En complémentarité, on donne une valeur aux compétences et à la main-d’œuvre. Nous sommes partis dans les 30 €/h car nous ne voulons pas la sous-valoriser. Ça nous permet d’avoir une forme d’échange le plus juste possible. Ça apporte aussi une capacité de gestion. L’utilisation du chargeur frontal est par exemple estimée à 25 €/h. C’est plus facile pour la compta. Par exemple, 4 heures de travail au foin font 100 €. Comme il est facile de calculer ces estimations, on se pose de suite la question « la dépense est pertinente ou non ? ». L’aspect échange de compétences, de savoirs, n’est pas chiffré. Mais c’est un énorme intérêt du système. C’est l’une des clés, et ça n’a pas de prix ! »
Un pâturage tournant le moins contraignant possible
« Mon objectif est de gagner un maximum de temps » décrit Franck Baechler. « Mes brebis sont le plus souvent en pâturage tournant. Le matériel est soit du filet soit du spider pac 3 fils que j’installe au quad. Toutes mes parcelles sont montées en couloirs de fils électriques sur 48 m. La distance est choisie exprès comme multiple de largeurs de semis et pulvé. Je ne touche pas à cette clôture high tensil.»
Il continue : « L’objectif est d’être très mobile avec les animaux, de ne pas perdre de temps. Pareil pour le travail en culture. Aussi, je laisse libre la tournière. J’espère garder cette configuration jusqu’à la retraite ! »
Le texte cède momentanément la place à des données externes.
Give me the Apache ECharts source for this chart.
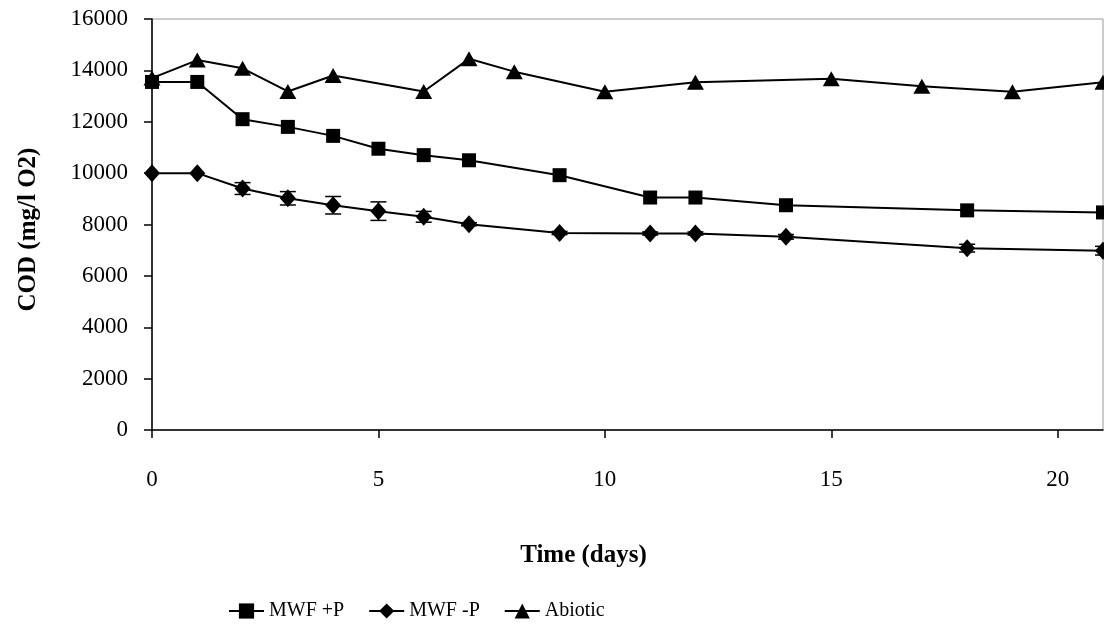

Utiliser le moins de filets dans l’agroécologie collaborative
« Les deux contraintes principales sont les 2 MO. C’est-à-dire la matière organique et la main-d’œuvre. Par rapport au revenu que je me fixe, je ne peux pas passer un temps plein sur l’élevage. Le pâturage doit être calé d’avance. Et je ne touche qu’au fil avant et au fil arrière. C’est l’avantage de se configurer en couloir. Je peux préparer les cases pour la semaine. Ce système me permet de me consacrer à mon autre activité de conseil agronomique en agriculture régénérative. Et ça me laisse aussi le temps de réaliser des opérations culturales chez Frédéric ».